My simple raytracer is 10x faster than NVidia OptiX!

21.10.2009 05:20 in raytracing, 3D graphics

rt-dabroz.jpgrt-nvidia.jpg

It's frustrating. I coded this sample about month ago. But the very next day I've upgraded my system to 64-bit Windows 7 and my raytracer magically refused to work. Finally I've got some time to fix it and post.

Basically it's the same demo that NVidia's using to promote OptiX. First of all, you can run OptiX samples on GeForce cards (not only QuadroFX) by disabling video card name check (very sneaky, NVidia!). So did I. And NVidia sample was running at 3-4 FPS, but it needs a lot of frames to produce final results (it's simillar to progressive JPEG). On the other hand, my very simple raytracer coded in CUDA easily hits VSync (60 FPS) using higher resolution and instant multisampling. Sure, my raytraces is not pixel accurate with OptiX, but its a matter of setting lights, objects positions and other stuff. And why does OptiX perform so bad? I have no idea.

You will probably have a lot of problem running these demos (I have no luck with release builds). But if you have Visual Studio and CUDA SDK you have chances. x86 build runs fine on 32bit Windows XP. x64 build runs on 64-bit Windows 7 (and probably Vista). Visuals in x64 versions are somewhat different from image in my post, because I needed to backport some code.

PS. I love 7 driver model. NVidia drivers (191.07 in my case) are still very buggy (or rather unstable) when running CUDA code, and automatic driver restart is much better than total system crash.

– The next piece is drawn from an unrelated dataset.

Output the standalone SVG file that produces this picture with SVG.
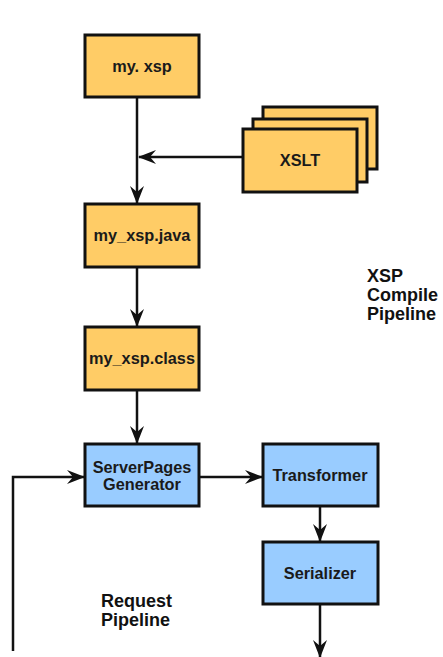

PS2. I'll try to find some more time and finally post my OpenGL 3.2 multisample demo source code.

Comments:

  1. Riddlemaster

    Riddlemaster:

    Well as for the driver model it is similar in Vista. In the majority of cases it just restarts (ok, I managed to crash system a few times doing some crazy stuff ;) ). As for the demo - congrats but as far as I remember you promised to provide more complicated scene one day :)

    21.10.2009 10:29:29

  2. oscarbg

    oscarbg:

    Impressive stuff..
    It's great that I have access to private builds of Optix and since the post of Nvidia OptiX demos they have released new releases with better performance..
    Also I have been reading their programming guide and I suspect some performance is lost as their engine is very general..
    From what I think by the time they release I suspect they would be able to at least double the performance or triple it of what you have seen..
    The remaining performance can be lost for the scope of generality..
    Also would be good if can you release the code to see have you achieved that!